A FORMER scoutmaster jailed for abusing young boys is back behind bars after attempting to hide computer equipment from police.

In March 2016 Ian Beeby, formerly of Edditch Grove, Bolton, was jailed for five years after admitting abusing four boys in the 1980s, including one occasion on a Lake District camping trip.

Beeby, who admitted sexually assaulting the cub scouts and downloading indecent images of children, told one child: “It’s the sort of thing that scouts do.”

In 2017 he had an extra two years and eight months added to his sentence after another victim, who he groomed and befriended as he walked past his home on the way to school, read about the previous conviction in the Bolton News and came forward.

Beeby had abused him, from the age of 10, up to three times a week, for two years.

Beeby was released on licence from prison and in March last year came back to the Bolton area, living in a flat in Black Horse Street, Blackrod.

Victoria Lewis, prosecuting, told Bolton Crown Court how Beeby, was allocated an offender manager and, under the terms of a sexual harm prevention order, had to register any device capable of accessing the internet and make it available for inspection when required.

On April 3 last year he presented the officer with a Google phone which he claimed was in only device and in June he revealed he also had a laptop. These then had eSafe software added to monitor his access to the internet.

But on September 22 the software identified a Scandisk USB being connected to the phone. It was found to contain 10 indecent images which Beeby claimed had been on a laptop he had stored prior to his prison sentence and had deleted them as soon as he saw them.

On October 21 a check on the internet router at Beeby’s home revealed a Raspberry Pi mini computer, which the defendant had not declared, had been connected to it. When handing it over Beeby slipped an SD card out of the device, secreted it in his pocket and disposed of it.

“In relation to the Pi device the defendant stated that he knew he shouldn’t have had the device and that he had been stupid to have purchased it,” said Miss Lewis.

Beeby was also found to have accessed Facebook in breach of his SHPO although he denied creating asocial media account for himself.

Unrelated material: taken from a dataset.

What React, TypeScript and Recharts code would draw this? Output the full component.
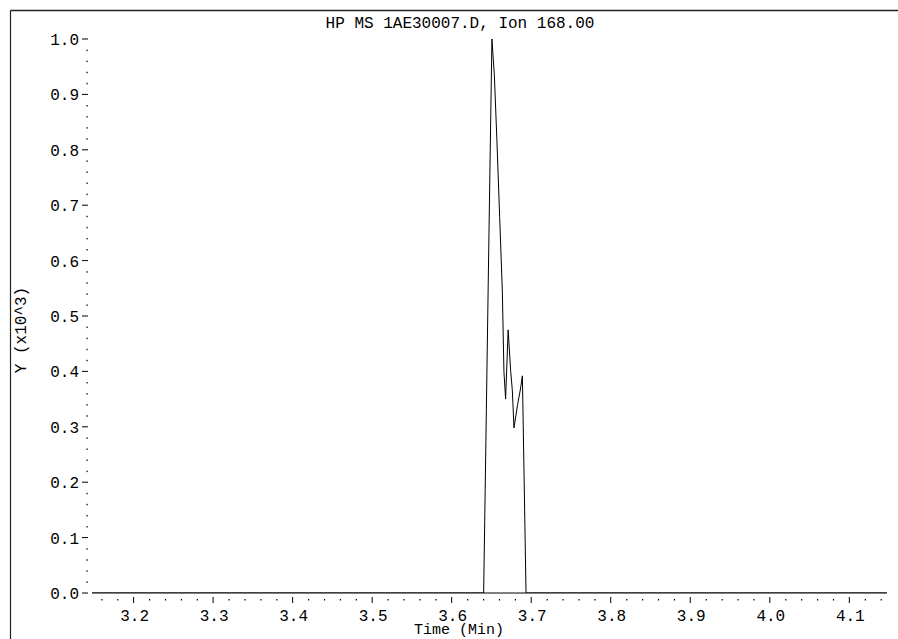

Appearing via a video link from Whatton prison in Nottinghamshire, Beeby pleaded guilty to five counts of breaching his sexual harm prevention order.

Joshua Bowker, defending, said Beeby, a former electronic engineer, had not been open with his offender manager due to a combination of complacency and fear of being recalled to prison.

“If he had his time again he would have been much more open,” he added.

But, sentencing Beeby to 21 months in prison, Judge John Edwards told him: “I am afraid I take the view that you have an entrenched and unhealthy interest for pre-pubescent boys and, as a computer programmer, you knew exactly what you were doing here.”

“In committing these breaches you are seriously culpable and you display, in my judgement, flagrant contempt for the court order made five years ago.

“It is not only contemptuous of the court but it risks harm to the particular section of the public who the order was intended to protect.”